In 2019, the overall public procurement performance in the Slovak Republic was average according to the EU Single Market Scoreboard.43 The Scoreboard measures performance based on the extent to which purchasers get good value for money. Overall performance is a sum of scores for all 12 individual indicators44. The indicators measure important influences on public procurement performance in a way that is transparent, readily comprehensible and comparable. Although these indicators provide only a simplified picture, they still highlight basic aspects of countries’ procurement markets. Out of the twelve indicators, the Slovak Republic scores unsatisfactory on five indicators. These are: single bidder, co-operative procurement, award criteria, decision speed and missing calls for bids. These indicators could confirm the slow uptake of strategic considerations when carrying out procurement processes, but also raise concerns on the level of competition and transparency.

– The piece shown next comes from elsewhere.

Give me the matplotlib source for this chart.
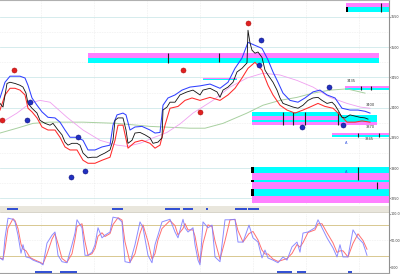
import matplotlib
matplotlib.use('Agg')
import matplotlib.pyplot as plt
import pandas as pd

# --- bar index / price series ---
close_x = [0, 3, 7, 10, 15, 20, 23, 26, 28, 32, 37, 40, 45, 50, 53, 58, 62, 65, 68, 72, 77, 80, 83, 88, 92, 97,
           100, 105, 110, 113, 115, 118, 123, 126, 128, 132, 135, 140, 145, 150, 153, 158, 162, 163, 167, 170, 175,
           180, 187, 193, 200, 203, 210, 217, 220, 223, 228, 233, 237, 242, 247, 248, 250, 252, 255, 258, 262, 265,
           268, 273, 277, 280, 283, 288, 293, 298, 303, 308, 313, 318, 322, 327, 332, 335, 338, 342, 345, 350, 355,
           360, 365, 368]
close_y = [3407, 3401, 3440, 3442, 3440, 3437, 3434, 3424, 3407, 3399, 3391, 3379, 3374, 3371, 3374, 3363, 3355,
           3343, 3338, 3341, 3341, 3338, 3325, 3317, 3318, 3318, 3321, 3325, 3330, 3346, 3379, 3383, 3383, 3363,
           3341, 3346, 3358, 3359, 3355, 3350, 3341, 3343, 3350, 3396, 3401, 3409, 3409, 3421, 3426, 3429, 3421,
           3429, 3432, 3426, 3417, 3429, 3434, 3442, 3459, 3465, 3474, 3528, 3507, 3495, 3490, 3492, 3483, 3462,
           3454, 3442, 3429, 3416, 3407, 3404, 3401, 3399, 3404, 3412, 3416, 3417, 3412, 3407, 3409, 3404, 3396,
           3384, 3383, 3388, 3386, 3384, 3383, 3381]

upper_x = [0, 5, 10, 15, 20, 25, 28, 32, 37, 42, 48, 55, 60, 65, 70, 77, 83, 88, 95, 102, 110, 113, 117, 123, 126,
           130, 135, 142, 150, 155, 160, 163, 168, 175, 182, 190, 200, 210, 220, 228, 235, 242, 248, 255, 262, 268,
           273, 278, 283, 290, 298, 305, 313, 320, 327, 335, 342, 350, 358, 365, 370]
upper_y = [3416, 3442, 3452, 3452, 3452, 3449, 3437, 3416, 3404, 3393, 3384, 3383, 3376, 3363, 3351, 3351, 3346,
           3330, 3330, 3335, 3338, 3371, 3388, 3391, 3388, 3363, 3368, 3369, 3363, 3358, 3359, 3404, 3416, 3421,
           3429, 3434, 3436, 3439, 3432, 3442, 3465, 3482, 3508, 3503, 3498, 3479, 3459, 3442, 3424, 3412, 3409,
           3416, 3426, 3429, 3421, 3416, 3399, 3396, 3396, 3394, 3391]

lower_x = [0, 5, 10, 15, 20, 25, 28, 32, 37, 42, 48, 55, 60, 65, 70, 77, 83, 88, 95, 102, 110, 115, 118, 123, 128,
           135, 142, 150, 155, 160, 165, 170, 178, 185, 192, 200, 210, 220, 228, 235, 242, 248, 255, 262, 268, 273,
           280, 287, 295, 303, 310, 318, 325, 333, 340, 347, 355, 362, 370]
lower_y = [3396, 3421, 3432, 3432, 3429, 3421, 3399, 3393, 3383, 3368, 3363, 3363, 3351, 3335, 3330, 3330, 3313,
           3308, 3308, 3313, 3318, 3346, 3371, 3371, 3333, 3343, 3346, 3341, 3333, 3338, 3371, 3399, 3402, 3412,
           3416, 3412, 3417, 3412, 3421, 3432, 3449, 3465, 3475, 3462, 3437, 3421, 3404, 3396, 3391, 3396, 3401,
           3407, 3402, 3399, 3388, 3376, 3376, 3378, 3376]

ma_fast_x = [5, 17, 25, 33, 40, 50, 67, 83, 100, 117, 127, 140, 153, 167, 180, 193, 213, 230, 247, 263, 280, 297,
             313, 330, 347, 360, 370]
ma_fast_y = [3379, 3391, 3401, 3409, 3412, 3409, 3384, 3363, 3346, 3338, 3336, 3341, 3350, 3359, 3373, 3391, 3412,
             3434, 3449, 3457, 3454, 3445, 3434, 3417, 3407, 3401, 3399]

ma_slow_x = [0, 17, 33, 50, 83, 117, 150, 190, 205, 223, 247, 263, 280, 297, 313, 330, 347, 365]
ma_slow_y = [3358, 3366, 3374, 3376, 3376, 3374, 3369, 3366, 3366, 3374, 3391, 3404, 3412, 3417, 3424, 3429, 3431,
             3424]

red_dots = [(14, 3462), (183, 3462), (248, 3540), (2, 3379), (200, 3393)]
blue_dots = [(30, 3409), (27, 3379), (78, 3351), (71, 3285), (85, 3295), (261, 3512), (259, 3470), (302, 3368),
             (343, 3371), (329, 3434)]

# zones: (x0, x1, p_low, p_high, colour)
zones = [
    (88, 379, 3482, 3490, 'm'), (88, 379, 3474, 3482, 'c'),
    (346, 390, 3566, 3573, 'm'), (346, 390, 3558, 3566, 'c'),
    (345, 390, 3432, 3436, 'm'), (345, 390, 3429, 3432, 'c'),
    (203, 237, 3447, 3449, 'm'), (203, 237, 3445, 3447, 'c'),
    (252, 338, 3386, 3393, 'c'), (252, 338, 3379, 3386, 'm'), (338, 377, 3379, 3388, 'c'),
    (252, 377, 3376, 3379, 'c'), (252, 377, 3371, 3376, 'm'),
    (332, 390, 3355, 3358, 'm'), (332, 390, 3351, 3355, 'c'),
    (252, 390, 3292, 3302, 'c'), (252, 390, 3280, 3292, 'm'), (252, 390, 3277, 3280, 'c'),
    (252, 390, 3265, 3277, 'm'), (252, 390, 3254, 3265, 'c'), (252, 390, 3242, 3254, 'm'),
]
zone_ticks = [(168, 3474, 3490), (219, 3476, 3490), (381, 3558, 3573), (361, 3429, 3436), (371, 3429, 3436),
              (283, 3371, 3393), (293, 3371, 3393), (305, 3371, 3393), (338, 3371, 3393), (358, 3351, 3358),
              (379, 3351, 3358), (358, 3280, 3302), (377, 3265, 3277)]
zone_blocks = [(251, 254, 3292, 3302), (251, 254, 3277, 3280), (251, 254, 3254, 3265), (346, 348, 3558, 3566)]
zone_labels = [(347, 3440, '3435'), (366, 3401, '3400'), (366, 3364, '3370'), (365, 3345, '3345')]

# oscillator (blue line)
osc_x = [0, 3, 5, 8, 13, 15, 18, 21, 23, 26, 30, 33, 37, 40, 43, 47, 52, 55, 58, 62, 67, 72, 75, 77, 82, 85, 88, 92,
         95, 98, 102, 105, 110, 113, 118, 122, 125, 130, 135, 140, 143, 148, 152, 155, 158, 162, 170, 175, 178, 183,
         185, 188, 193, 195, 198, 200, 203, 208, 212, 215, 220, 225, 230, 235, 238, 243, 249, 253, 258, 262, 265,
         268, 273, 278, 283, 287, 292, 297, 300, 303, 308, 315, 318, 322, 327, 333, 337, 340, 343, 348, 353, 358,
         363, 367]
osc_k = [17, 13, 55, 92, 90, 85, 60, 26, 42, 19, 17, 13, 10, 8, 4, 45, 60, 66, 22, 10, 8, 42, 64, 89, 74, 22, 22, 28,
         42, 74, 55, 60, 66, 94, 92, 85, 10, 8, 42, 85, 74, 22, 8, 42, 60, 85, 90, 66, 55, 90, 74, 66, 74, 42, 13, 4,
         85, 74, 79, 19, 10, 89, 89, 90, 47, 47, 79, 55, 47, 17, 32, 17, 13, 8, 19, 13, 38, 47, 28, 64, 66, 74, 89,
         74, 55, 36, 19, 42, 19, 19, 70, 55, 45, 22]
top_marks = [(7, 18), (112, 123), (165, 180), (183, 193), (206, 208), (235, 247), (248, 259)]
bottom_marks = [(35, 52), (60, 77), (277, 292), (297, 306), (348, 352)]

MAGENTA = '#ff80ff'
CYAN = '#00ffff'
W, H = 400, 274
TICK_FS = 2.4

fig = plt.figure(figsize=(W / 100, H / 100), dpi=100)
ax = fig.add_axes([0, 1 - 205 / H, 389 / W, 205 / H])
ax2 = fig.add_axes([0, 1 - 273 / H, 389 / W, 67 / H])

# --- main pane ---
ax.set_xlim(0, 389)
ax.set_ylim(3239, 3578)
for lvl in [3250, 3300, 3350, 3400, 3450, 3500, 3550]:
    ax.axhline(lvl, color='#cfe9ea', lw=0.6, zorder=0)
for lvl in [3275, 3325, 3375, 3425, 3475, 3525]:
    ax.axhline(lvl, color='#dcdcdc', lw=0.4, ls=(0, (1, 2)), zorder=0)
for gx in [41, 94, 147, 200, 253, 306, 359]:
    ax.axvline(gx, color='#dcdcdc', lw=0.4, ls=(0, (1, 2)), zorder=0)

for x0, x1, p0, p1, c in zones:
    ax.fill_between([x0, x1], p0, p1, color=MAGENTA if c == 'm' else CYAN, lw=0, zorder=1)
for x0, x1, p0, p1 in zone_blocks:
    ax.fill_between([x0, x1], p0, p1, color='black', lw=0, zorder=2)
for tx, p0, p1 in zone_ticks:
    ax.vlines(tx, p0, p1, color='#202020', lw=0.8, zorder=2)
for tx, ty, t in zone_labels:
    ax.text(tx, ty, t, fontsize=2.6, color='#303030', va='bottom', zorder=5)
ax.text(345, 3345, 'A', fontsize=2.6, color='#3050e0', va='top')
ax.text(345, 3297, 'A', fontsize=2.6, color='#3050e0', va='top')

ax.plot(ma_slow_x, ma_slow_y, color='#a8d0a0', lw=0.7, zorder=3)
ax.plot(ma_fast_x, ma_fast_y, color='#f0a0f0', lw=0.6, zorder=3)
ax.plot(lower_x, lower_y, color='#ff2a2a', lw=0.75, zorder=4)
ax.plot(upper_x, upper_y, color='#3040ff', lw=0.75, zorder=4)
ax.plot(close_x, close_y, color='#101010', lw=0.6, zorder=5)

for dx, dy in red_dots:
    ax.plot(dx, dy, 'o', ms=3.6, mfc='#e02020', mec='#b01010', mew=0.4, zorder=6)
for dx, dy in blue_dots:
    ax.plot(dx, dy, 'o', ms=3.6, mfc='#2030c0', mec='#101080', mew=0.4, zorder=6)

ax.yaxis.tick_right()
ax.set_yticks([3250, 3300, 3350, 3400, 3450, 3500, 3550])
ax.set_yticklabels(['3250', '3300', '3350', '3400', '3450', '3500', '3550'])
ax.tick_params(axis='y', labelsize=TICK_FS, length=1, pad=0.5, colors='#404040')
ax.set_xticks([])
for s in ['left', 'bottom']:
    ax.spines[s].set_visible(False)
ax.spines['top'].set_color('#b0b0b0')
ax.spines['right'].set_color('#909090')

# --- oscillator pane ---
osc_d = pd.Series(osc_k).rolling(2, min_periods=1).mean()
ax2.set_xlim(0, 389)
ax2.set_ylim(-11.3, 115)
ax2.axhspan(104, 115, color='#e9e6dc', lw=0, zorder=0)
ax2.axhline(104, color='#c8c4b4', lw=0.5)
for lvl in [80, 20]:
    ax2.axhline(lvl, color='#d8c890', lw=0.7, zorder=1)
ax2.axhline(50, color='#dcdcdc', lw=0.4, ls=(0, (1, 2)), zorder=1)
for gx in [41, 94, 147, 200, 253, 306, 359]:
    ax2.axvline(gx, ymax=0.9, color='#dcdcdc', lw=0.4, ls=(0, (1, 2)), zorder=0)
ax2.plot(osc_x, osc_d, color='#ff7070', lw=0.7, zorder=3)
ax2.plot(osc_x, osc_k, color='#8080ff', lw=0.7, zorder=3, alpha=0.9)
for a, b in top_marks:
    ax2.hlines(108.5, a, b, color='#2040d0', lw=1.3, zorder=4)
for a, b in bottom_marks:
    ax2.hlines(-9.5, a, b, color='#2040d0', lw=1.3, zorder=4)

ax2.yaxis.tick_right()
ax2.set_yticks([0, 50, 100])
ax2.set_yticklabels(['0.00', '50.00', '100.0'])
ax2.tick_params(axis='y', labelsize=TICK_FS, length=1, pad=0.5, colors='#404040')
ax2.set_xticks([])
for s in ['left', 'top']:
    ax2.spines[s].set_visible(False)
ax2.spines['bottom'].set_color('#a0a0a0')
ax2.spines['right'].set_color('#909090')

fig.savefig('out.png', dpi=100)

Although the EU 2020 European Semester report acknowledged the efforts the Slovak government had made so far to simplify public procurement and in particular verification procedures, it also highlighted the insufficiency of the steps taken so far. It stressed that the complexity and length of the public procurement verification procedures remains a blocking factor for potential beneficiaries to draw EU funds. Further efforts to amend the Slovak Public Procurement Act to streamline control procedures of EU funded projects are needed.45

Public procurement expenditure in the Slovak Republic represents 34.4% of total government expenditure (OECD, 2019[6]).

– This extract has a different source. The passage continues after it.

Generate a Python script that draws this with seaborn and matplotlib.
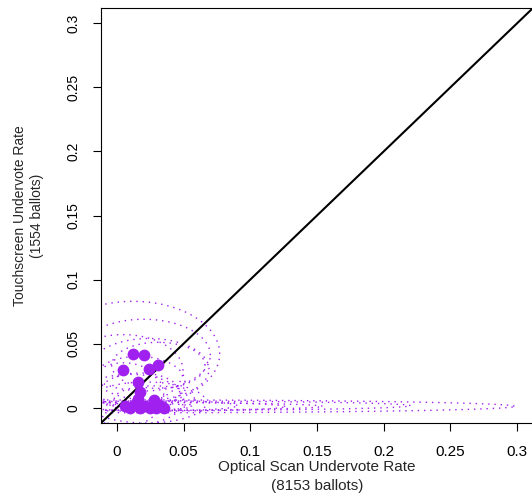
import numpy as np
import pandas as pd
import matplotlib
matplotlib.use("Agg")
import matplotlib.pyplot as plt
import seaborn as sns

# ---- data ----
opt_rate = [0.012, 0.020, 0.0045, 0.024, 0.031, 0.016, 0.017, 0.016, 0.028,
            0.006, 0.010, 0.013, 0.017, 0.021, 0.025, 0.029, 0.033, 0.035, 0.030]
touch_rate = [0.042, 0.041, 0.029, 0.030, 0.033, 0.020, 0.012, 0.007, 0.006,
              0.001, 0.000, 0.002, 0.000, 0.001, 0.000, 0.000, 0.001, 0.000, 0.003]

# confidence ellipses: centre x, centre y, half-width x, half-height y
ell_cx = [0.012, 0.020, 0.0045, 0.024, 0.031, 0.016, 0.017, 0.028,
          0.010, 0.022, 0.005,
          0.010, 0.020, 0.014, 0.026, 0.030, 0.006]
ell_cy = [0.042, 0.041, 0.029, 0.030, 0.033, 0.020, 0.012, 0.007,
          0.006, 0.004, 0.010,
          0.001, 0.0015, 0.001, 0.0008, 0.0015, 0.0008]
ell_rx = [0.065, 0.050, 0.045, 0.045, 0.035, 0.035, 0.030, 0.030,
          0.040, 0.045, 0.030,
          0.288, 0.200, 0.140, 0.100, 0.060, 0.050]
ell_ry = [0.041, 0.028, 0.028, 0.024, 0.018, 0.020, 0.015, 0.010,
          0.020, 0.016, 0.025,
          0.005, 0.0037, 0.003, 0.0035, 0.004, 0.003]

tick_vals = [0, 0.05, 0.1, 0.15, 0.2, 0.25, 0.3]
tick_labels = ["0", "0.05", "0.1", "0.15", "0.2", "0.25", "0.3"]

x_title = "Optical Scan Undervote Rate\n(8153 ballots)"
y_title = "Touchscreen Undervote Rate\n(1554 ballots)"

purple = "#A020F0"

sns.set_style("white")
plt.rcParams["font.family"] = ["Liberation Sans", "DejaVu Sans"]

fig = plt.figure(figsize=(5.32, 4.96), dpi=100)
ax = fig.add_axes([101 / 532, 73 / 496, 432 / 532, 415 / 496])

# ellipses
t = np.linspace(0, 2 * np.pi, 400)
rows = []
for i, (cx, cy, rx, ry) in enumerate(zip(ell_cx, ell_cy, ell_rx, ell_ry)):
    rows.append(pd.DataFrame({"x": cx + rx * np.cos(t), "y": cy + ry * np.sin(t),
                              "e": i}))
ell_df = pd.concat(rows, ignore_index=True)
for i, g in ell_df.groupby("e"):
    sns.lineplot(data=g, x="x", y="y", sort=False, ax=ax, color=purple,
                 lw=1.0, linestyle=(0, (1, 3.5)), estimator=None, legend=False)

# diagonal
diag = pd.DataFrame({"x": [-0.012, 0.312], "y": [-0.012, 0.312]})
sns.lineplot(data=diag, x="x", y="y", ax=ax, color="black", lw=1.5, legend=False)

# points
pts = pd.DataFrame({"opt": opt_rate, "touch": touch_rate})
sns.scatterplot(data=pts, x="opt", y="touch", ax=ax, color=purple, s=72,
                edgecolor=purple, linewidth=0, zorder=3)

ax.set_xlim(-0.012, 0.312)
ax.set_ylim(-0.012, 0.312)
ax.set_xticks(tick_vals)
ax.set_xticklabels(tick_labels, fontsize=11)
ax.set_yticks(tick_vals)
ax.set_yticklabels(tick_labels, rotation=90, va="center", fontsize=10)
ax.tick_params(axis="both", direction="out", length=5.8, width=0.8,
               pad=9, color="black", labelcolor="black",
               bottom=True, left=True)
ax.tick_params(axis="x", pad=10)
for s in ["left", "bottom", "top", "right"]:
    ax.spines[s].set_color("black")
    ax.spines[s].set_linewidth(0.8)
    ax.spines[s].set_visible(True)

ax.set_xlabel(x_title, fontsize=11, linespacing=1.45, labelpad=1)
ax.set_ylabel(y_title, fontsize=10, linespacing=1.3, labelpad=16)

fig.savefig("out.png", dpi=100)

Over a third of all procurements were financed through European Structural and Investment Funds. While almost 90% of procurements were awarded to a company that is categorised as a small and medium size enterprise (SME), lowest price was the single criteria used to award contracts nearly 90% of the time in 2018. (Figure 2.2) This number confirms the findings from interviews with different stakeholders that contracting authorities are often wary of applying most economically advantageous tender (MEAT) criteria to tenders financed through European funds, as they fear that applying such strategic criteria will be perceived as discriminating against other suppliers.

The data in Table 2.5 provides an overarching view of the total procurement statistics and public spend in the Slovak Republic. It intends to provide a general picture and therefore it is not specific to the procurement of ICT goods and services.

As Figure 2.4 demonstrates, the procurement of works has significantly decreased between 2016 and 2018. However, the procurement of services, which is primarily the category of spend where ICT falls, did not decrease. Goods procurement decreased between 2016 and 2017, but increased significantly in 2018.

The public procurement system in the Slovak Republic is relatively centralised in a sense that the central government procurement accounts for 65-70% of total procurement expenditure (excluding social security funds) as shows from the recent years. Specific contracts are handled by individual contracting authorities, whilst others are required to purchase generally available goods, services or works from the Ministry of the Interior (MoI), which acts as a central purchasing body. (For further details, see Section 2.6)

In terms of type of procedures used, data shows the following:

  • Open procedure was overwhelmingly the most commonly used procurement method in the Slovak Republic in both 2017 and 2018, with over 80% of contracts awarded using this method during both years. In 2019, it was only 71.8%.

  • Negotiated procedure without prior publication was the second most used method in 2017, in approximately 9.5% of contract awards.

  • Restricted procedure was the second most used method in 2018, in approximately 11.3% contract awards.

  • Innovative partnerships were not used at all in 2017, 2018 or in 2019. (Table 2.6.)

The analysis below include an assessment on the overall CPV code values and percentages generated, and of the sub-set of IT services, as this was such a large percentage of the total overall spend. Table 2.7 outlines the main ICT spend categories, divided by type of entity, for the period of 18 April 2016 until by 31 October 2019.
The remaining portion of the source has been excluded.